* EXERCISE DETAILS *
Skip every image and restate the data word for word.

* DATA SEGMENT *
# # # #

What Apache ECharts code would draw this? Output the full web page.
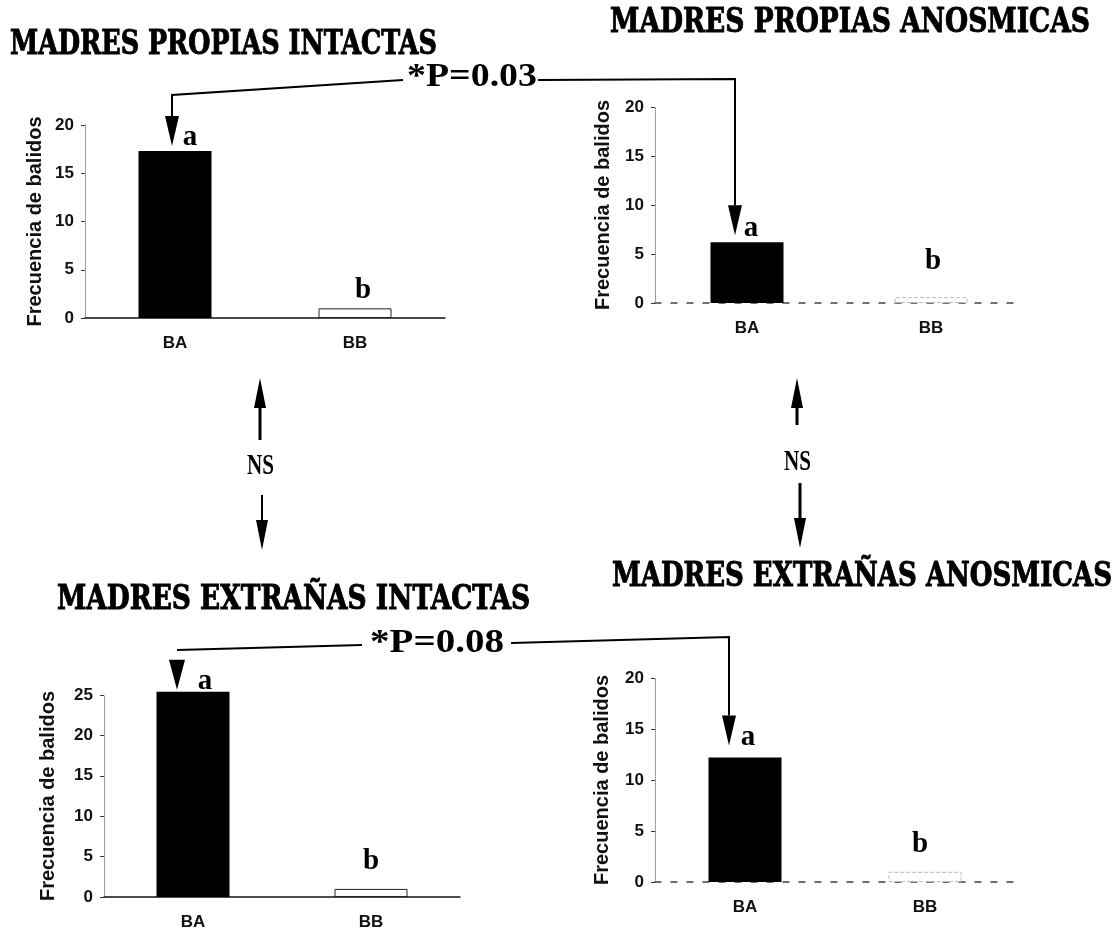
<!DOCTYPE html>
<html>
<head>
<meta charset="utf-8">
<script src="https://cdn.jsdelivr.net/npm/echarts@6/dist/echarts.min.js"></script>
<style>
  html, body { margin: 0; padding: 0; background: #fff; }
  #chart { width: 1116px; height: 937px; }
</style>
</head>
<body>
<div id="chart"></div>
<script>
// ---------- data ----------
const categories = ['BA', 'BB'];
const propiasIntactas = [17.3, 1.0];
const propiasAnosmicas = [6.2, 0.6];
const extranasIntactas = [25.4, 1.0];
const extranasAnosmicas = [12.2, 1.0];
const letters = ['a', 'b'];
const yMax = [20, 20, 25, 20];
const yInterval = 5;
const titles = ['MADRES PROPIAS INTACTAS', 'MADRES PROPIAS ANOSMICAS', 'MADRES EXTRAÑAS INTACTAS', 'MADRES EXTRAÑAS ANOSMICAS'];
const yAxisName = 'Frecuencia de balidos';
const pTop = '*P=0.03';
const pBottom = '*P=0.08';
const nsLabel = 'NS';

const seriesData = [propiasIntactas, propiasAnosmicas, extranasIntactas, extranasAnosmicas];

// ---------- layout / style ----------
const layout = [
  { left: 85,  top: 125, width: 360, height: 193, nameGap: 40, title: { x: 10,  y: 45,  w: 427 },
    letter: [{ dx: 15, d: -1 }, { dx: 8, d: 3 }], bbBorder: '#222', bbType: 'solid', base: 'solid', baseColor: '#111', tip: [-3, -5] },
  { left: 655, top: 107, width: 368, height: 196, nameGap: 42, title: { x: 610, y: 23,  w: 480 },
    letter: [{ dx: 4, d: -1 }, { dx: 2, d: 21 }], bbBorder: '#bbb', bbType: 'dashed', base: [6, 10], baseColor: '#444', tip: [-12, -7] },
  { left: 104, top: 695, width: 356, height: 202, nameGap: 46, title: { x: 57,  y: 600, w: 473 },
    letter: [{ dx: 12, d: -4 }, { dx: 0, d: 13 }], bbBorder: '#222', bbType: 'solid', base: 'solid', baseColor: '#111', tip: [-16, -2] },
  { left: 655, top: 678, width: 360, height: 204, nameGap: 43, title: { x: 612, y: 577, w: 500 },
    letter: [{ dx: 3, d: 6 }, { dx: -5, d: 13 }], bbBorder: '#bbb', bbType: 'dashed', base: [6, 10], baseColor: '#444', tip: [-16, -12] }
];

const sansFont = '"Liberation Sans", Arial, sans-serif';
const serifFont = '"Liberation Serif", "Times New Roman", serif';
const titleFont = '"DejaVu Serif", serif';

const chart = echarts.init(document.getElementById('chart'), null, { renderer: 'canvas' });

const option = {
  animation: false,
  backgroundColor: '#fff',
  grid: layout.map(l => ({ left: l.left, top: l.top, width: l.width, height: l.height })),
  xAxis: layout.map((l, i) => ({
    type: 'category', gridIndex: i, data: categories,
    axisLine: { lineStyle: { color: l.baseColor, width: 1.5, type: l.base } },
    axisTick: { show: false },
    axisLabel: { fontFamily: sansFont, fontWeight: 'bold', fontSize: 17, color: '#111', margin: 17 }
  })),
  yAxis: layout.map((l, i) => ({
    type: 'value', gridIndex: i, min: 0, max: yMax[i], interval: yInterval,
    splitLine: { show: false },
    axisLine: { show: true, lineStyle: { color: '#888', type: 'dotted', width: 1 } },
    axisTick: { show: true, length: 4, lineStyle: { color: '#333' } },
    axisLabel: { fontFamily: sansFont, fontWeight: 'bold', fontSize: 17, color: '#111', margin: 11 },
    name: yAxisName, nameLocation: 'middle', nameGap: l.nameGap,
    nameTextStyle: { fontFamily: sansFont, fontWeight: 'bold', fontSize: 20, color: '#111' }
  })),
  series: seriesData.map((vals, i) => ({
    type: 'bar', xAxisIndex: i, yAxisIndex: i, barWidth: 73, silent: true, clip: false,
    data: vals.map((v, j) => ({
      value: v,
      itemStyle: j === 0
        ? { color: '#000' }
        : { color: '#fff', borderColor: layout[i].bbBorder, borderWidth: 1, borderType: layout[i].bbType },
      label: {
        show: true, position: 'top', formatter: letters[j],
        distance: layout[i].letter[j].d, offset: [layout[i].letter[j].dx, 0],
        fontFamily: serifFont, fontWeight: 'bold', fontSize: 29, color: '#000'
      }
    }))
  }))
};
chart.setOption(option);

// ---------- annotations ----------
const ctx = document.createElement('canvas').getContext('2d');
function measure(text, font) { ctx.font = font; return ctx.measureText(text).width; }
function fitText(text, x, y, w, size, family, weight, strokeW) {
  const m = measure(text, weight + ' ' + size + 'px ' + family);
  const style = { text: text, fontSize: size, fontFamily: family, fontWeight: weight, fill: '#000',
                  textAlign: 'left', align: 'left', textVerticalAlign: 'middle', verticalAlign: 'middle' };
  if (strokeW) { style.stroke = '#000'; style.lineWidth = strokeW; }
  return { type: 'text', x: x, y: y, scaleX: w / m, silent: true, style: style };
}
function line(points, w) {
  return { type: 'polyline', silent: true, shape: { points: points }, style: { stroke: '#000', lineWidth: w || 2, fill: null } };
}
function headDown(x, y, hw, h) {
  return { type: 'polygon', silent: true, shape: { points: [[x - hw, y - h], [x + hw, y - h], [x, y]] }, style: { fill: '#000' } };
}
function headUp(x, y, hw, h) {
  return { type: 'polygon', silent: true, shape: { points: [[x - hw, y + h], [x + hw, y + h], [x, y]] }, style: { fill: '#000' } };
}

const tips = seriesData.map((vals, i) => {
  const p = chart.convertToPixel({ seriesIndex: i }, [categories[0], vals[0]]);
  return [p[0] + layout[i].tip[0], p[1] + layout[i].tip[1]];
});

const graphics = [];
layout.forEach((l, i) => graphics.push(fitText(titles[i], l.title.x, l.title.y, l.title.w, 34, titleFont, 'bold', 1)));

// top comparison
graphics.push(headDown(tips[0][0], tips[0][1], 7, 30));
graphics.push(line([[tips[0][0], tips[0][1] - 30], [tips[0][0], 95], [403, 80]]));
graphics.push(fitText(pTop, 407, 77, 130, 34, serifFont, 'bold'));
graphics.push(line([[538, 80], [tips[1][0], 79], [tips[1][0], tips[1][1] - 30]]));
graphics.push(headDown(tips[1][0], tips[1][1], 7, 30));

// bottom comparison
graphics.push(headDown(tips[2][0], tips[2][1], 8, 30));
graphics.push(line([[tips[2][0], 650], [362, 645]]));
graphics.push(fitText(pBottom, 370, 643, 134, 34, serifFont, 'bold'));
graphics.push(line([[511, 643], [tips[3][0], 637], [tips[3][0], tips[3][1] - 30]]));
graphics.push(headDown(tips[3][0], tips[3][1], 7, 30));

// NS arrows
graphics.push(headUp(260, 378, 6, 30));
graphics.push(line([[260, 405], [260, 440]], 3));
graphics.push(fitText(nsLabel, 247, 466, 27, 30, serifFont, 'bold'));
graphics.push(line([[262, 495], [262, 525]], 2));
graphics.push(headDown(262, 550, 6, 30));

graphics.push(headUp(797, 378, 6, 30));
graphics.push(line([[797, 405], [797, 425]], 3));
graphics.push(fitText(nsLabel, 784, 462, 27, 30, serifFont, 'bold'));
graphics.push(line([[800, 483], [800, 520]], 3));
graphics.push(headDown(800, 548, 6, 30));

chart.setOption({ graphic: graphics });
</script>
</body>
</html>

# # # #

* ANSWER BELOW *
What Apache ECharts code would draw this? Output the full web page.
<!DOCTYPE html>
<html>
<head>
<meta charset="utf-8">
<script src="https://cdn.jsdelivr.net/npm/echarts@6/dist/echarts.min.js"></script>
<style>
  html, body { margin: 0; padding: 0; background: #fff; }
  #chart { width: 1116px; height: 937px; }
</style>
</head>
<body>
<div id="chart"></div>
<script>
// ---------- data ----------
const categories = ['BA', 'BB'];
const propiasIntactas = [17.3, 1.0];
const propiasAnosmicas = [6.2, 0.6];
const extranasIntactas = [25.4, 1.0];
const extranasAnosmicas = [12.2, 1.0];
const letters = ['a', 'b'];
const yMax = [20, 20, 25, 20];
const yInterval = 5;
const titles = ['MADRES PROPIAS INTACTAS', 'MADRES PROPIAS ANOSMICAS', 'MADRES EXTRAÑAS INTACTAS', 'MADRES EXTRAÑAS ANOSMICAS'];
const yAxisName = 'Frecuencia de balidos';
const pTop = '*P=0.03';
const pBottom = '*P=0.08';
const nsLabel = 'NS';

const seriesData = [propiasIntactas, propiasAnosmicas, extranasIntactas, extranasAnosmicas];

// ---------- layout / style ----------
const layout = [
  { left: 85,  top: 125, width: 360, height: 193, nameGap: 40, title: { x: 10,  y: 45,  w: 427 },
    letter: [{ dx: 15, d: -1 }, { dx: 8, d: 3 }], bbBorder: '#222', bbType: 'solid', base: 'solid', baseColor: '#111', tip: [-3, -5] },
  { left: 655, top: 107, width: 368, height: 196, nameGap: 42, title: { x: 610, y: 23,  w: 480 },
    letter: [{ dx: 4, d: -1 }, { dx: 2, d: 21 }], bbBorder: '#bbb', bbType: 'dashed', base: [6, 10], baseColor: '#444', tip: [-12, -7] },
  { left: 104, top: 695, width: 356, height: 202, nameGap: 46, title: { x: 57,  y: 600, w: 473 },
    letter: [{ dx: 12, d: -4 }, { dx: 0, d: 13 }], bbBorder: '#222', bbType: 'solid', base: 'solid', baseColor: '#111', tip: [-16, -2] },
  { left: 655, top: 678, width: 360, height: 204, nameGap: 43, title: { x: 612, y: 577, w: 500 },
    letter: [{ dx: 3, d: 6 }, { dx: -5, d: 13 }], bbBorder: '#bbb', bbType: 'dashed', base: [6, 10], baseColor: '#444', tip: [-16, -12] }
];

const sansFont = '"Liberation Sans", Arial, sans-serif';
const serifFont = '"Liberation Serif", "Times New Roman", serif';
const titleFont = '"DejaVu Serif", serif';

const chart = echarts.init(document.getElementById('chart'), null, { renderer: 'canvas' });

const option = {
  animation: false,
  backgroundColor: '#fff',
  grid: layout.map(l => ({ left: l.left, top: l.top, width: l.width, height: l.height })),
  xAxis: layout.map((l, i) => ({
    type: 'category', gridIndex: i, data: categories,
    axisLine: { lineStyle: { color: l.baseColor, width: 1.5, type: l.base } },
    axisTick: { show: false },
    axisLabel: { fontFamily: sansFont, fontWeight: 'bold', fontSize: 17, color: '#111', margin: 17 }
  })),
  yAxis: layout.map((l, i) => ({
    type: 'value', gridIndex: i, min: 0, max: yMax[i], interval: yInterval,
    splitLine: { show: false },
    axisLine: { show: true, lineStyle: { color: '#888', type: 'dotted', width: 1 } },
    axisTick: { show: true, length: 4, lineStyle: { color: '#333' } },
    axisLabel: { fontFamily: sansFont, fontWeight: 'bold', fontSize: 17, color: '#111', margin: 11 },
    name: yAxisName, nameLocation: 'middle', nameGap: l.nameGap,
    nameTextStyle: { fontFamily: sansFont, fontWeight: 'bold', fontSize: 20, color: '#111' }
  })),
  series: seriesData.map((vals, i) => ({
    type: 'bar', xAxisIndex: i, yAxisIndex: i, barWidth: 73, silent: true, clip: false,
    data: vals.map((v, j) => ({
      value: v,
      itemStyle: j === 0
        ? { color: '#000' }
        : { color: '#fff', borderColor: layout[i].bbBorder, borderWidth: 1, borderType: layout[i].bbType },
      label: {
        show: true, position: 'top', formatter: letters[j],
        distance: layout[i].letter[j].d, offset: [layout[i].letter[j].dx, 0],
        fontFamily: serifFont, fontWeight: 'bold', fontSize: 29, color: '#000'
      }
    }))
  }))
};
chart.setOption(option);

// ---------- annotations ----------
const ctx = document.createElement('canvas').getContext('2d');
function measure(text, font) { ctx.font = font; return ctx.measureText(text).width; }
function fitText(text, x, y, w, size, family, weight, strokeW) {
  const m = measure(text, weight + ' ' + size + 'px ' + family);
  const style = { text: text, fontSize: size, fontFamily: family, fontWeight: weight, fill: '#000',
                  textAlign: 'left', align: 'left', textVerticalAlign: 'middle', verticalAlign: 'middle' };
  if (strokeW) { style.stroke = '#000'; style.lineWidth = strokeW; }
  return { type: 'text', x: x, y: y, scaleX: w / m, silent: true, style: style };
}
function line(points, w) {
  return { type: 'polyline', silent: true, shape: { points: points }, style: { stroke: '#000', lineWidth: w || 2, fill: null } };
}
function headDown(x, y, hw, h) {
  return { type: 'polygon', silent: true, shape: { points: [[x - hw, y - h], [x + hw, y - h], [x, y]] }, style: { fill: '#000' } };
}
function headUp(x, y, hw, h) {
  return { type: 'polygon', silent: true, shape: { points: [[x - hw, y + h], [x + hw, y + h], [x, y]] }, style: { fill: '#000' } };
}

const tips = seriesData.map((vals, i) => {
  const p = chart.convertToPixel({ seriesIndex: i }, [categories[0], vals[0]]);
  return [p[0] + layout[i].tip[0], p[1] + layout[i].tip[1]];
});

const graphics = [];
layout.forEach((l, i) => graphics.push(fitText(titles[i], l.title.x, l.title.y, l.title.w, 34, titleFont, 'bold', 1)));

// top comparison
graphics.push(headDown(tips[0][0], tips[0][1], 7, 30));
graphics.push(line([[tips[0][0], tips[0][1] - 30], [tips[0][0], 95], [403, 80]]));
graphics.push(fitText(pTop, 407, 77, 130, 34, serifFont, 'bold'));
graphics.push(line([[538, 80], [tips[1][0], 79], [tips[1][0], tips[1][1] - 30]]));
graphics.push(headDown(tips[1][0], tips[1][1], 7, 30));

// bottom comparison
graphics.push(headDown(tips[2][0], tips[2][1], 8, 30));
graphics.push(line([[tips[2][0], 650], [362, 645]]));
graphics.push(fitText(pBottom, 370, 643, 134, 34, serifFont, 'bold'));
graphics.push(line([[511, 643], [tips[3][0], 637], [tips[3][0], tips[3][1] - 30]]));
graphics.push(headDown(tips[3][0], tips[3][1], 7, 30));

// NS arrows
graphics.push(headUp(260, 378, 6, 30));
graphics.push(line([[260, 405], [260, 440]], 3));
graphics.push(fitText(nsLabel, 247, 466, 27, 30, serifFont, 'bold'));
graphics.push(line([[262, 495], [262, 525]], 2));
graphics.push(headDown(262, 550, 6, 30));

graphics.push(headUp(797, 378, 6, 30));
graphics.push(line([[797, 405], [797, 425]], 3));
graphics.push(fitText(nsLabel, 784, 462, 27, 30, serifFont, 'bold'));
graphics.push(line([[800, 483], [800, 520]], 3));
graphics.push(headDown(800, 548, 6, 30));

chart.setOption({ graphic: graphics });
</script>
</body>
</html>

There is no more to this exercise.